TODO: A resource intensive method is used to find the most likely multi-word
expressions. This means that some very long sentences cannot be analysed in a
reasonable time. Currently, we simply skip these sentences altogether if --mwe
mode is used. In a future version, we will implement some pre-processing with
alternative heuristic to handle these cases.

An overview of the sources used in the dataset:
!=======================================================!
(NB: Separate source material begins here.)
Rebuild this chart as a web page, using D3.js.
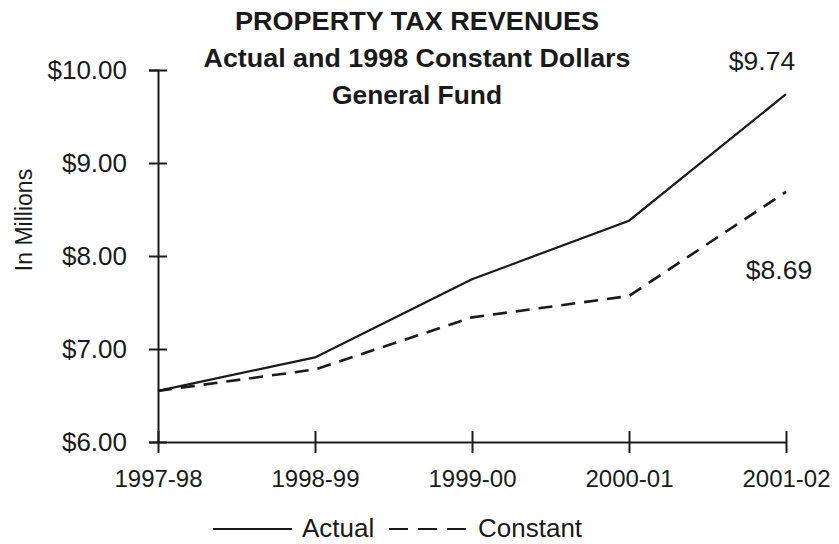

| Source                                                |
| Genre        | Time period | Tokens      | Sentences  |
|-------------------------------------------------------|
| Bonniersromaner                                       |
| Fiction      |  1976-1981  |  10,884,795 |    806,627 |
|-------------------------------------------------------|
| Norstedtsromaner                                      |
| Fiction      |  1999       |   2,534,307 |    194,699 |
|-------------------------------------------------------|
| SALT svenska-nederländska                             |
| Fiction      |  1980-1989  |   1,335,455 |     96,995 |
|-------------------------------------------------------|
| SUC-romaner                                           |
| Fiction      |  1990-1999  |   4,653,784 |    330,127 |
|-------------------------------------------------------|
| Smittskydd                                            |
| Government   |  2000-2009  |     691,716 |     41,066 |
|-------------------------------------------------------|
| Statens offentliga utredningar                        |
| Government   |  1950-1999  |  50,000,071 |  2,391,382 |
|-------------------------------------------------------|
| Svensk författningssamling                            |
| Government   |  1990-1999  |   8,335,298 |    277,030 |
|-------------------------------------------------------|
| Svenska partiprogram och valmanifest                  |
| Government   |  2000-2009  |     821,777 |     50,684 |
|-------------------------------------------------------|
| 8 Sidor                                               |
| News         |  2000-2009  |     678,766 |     59,236 |
|-------------------------------------------------------|
| Dagens Nyheter                                        |
| News         |  1987       |   5,122,237 |    364,226 |
|-------------------------------------------------------|
| Göteborgsposten                                       |
| News         |  1994-2013  | 271,239,984 | 18,935,974 |
|-------------------------------------------------------|
| Press 65-98                                           |
| News         |  1965-1998  |  41,177,162 |  2,891,152 |
|-------------------------------------------------------|
| Webbnyheter                                           |
| News         |  2001-2013  | 271,806,921 | 15,112,300 |
|-------------------------------------------------------|
| DiabetologNytt                                        |
| Science      |  1996-1999  |     228,398 |     14,129 |
|-------------------------------------------------------|
| Forskning & Framsteg                                  |
| Science      |  1990-1999  |     744,000 |     44,538 |
|-------------------------------------------------------|
| Humaniora                                             |
| Science      |  2010-2015  |  14,437,043 |    673,820 |
|-------------------------------------------------------|
| Läkartidningen                                        |
| Science      |  1996-2005  |  19,471,910 |  1,085,785 |
|-------------------------------------------------------|
| Samhällsvetenskap                                     |
| Science      |  2000-2009  |  10,873,267 |    523,102 |
|-------------------------------------------------------|
| Svenska Wikipedia                                     |
| Science      |  2015       | 152,333,391 |  5,972,649 |
|-------------------------------------------------------|
| Bloggmix                                              |
| Social media |  1998-2015  |  35,253,548 |  2,254,343 |
|-------------------------------------------------------|
| Familjeliv                                            |
| Social media |  2000-2015  |  68,011,169 |  4,521,566 |
|-------------------------------------------------------|
| Flashback                                             |
| Social media |  2000-2015  |  45,000,152 |  3,095,212 |
!=======================================================!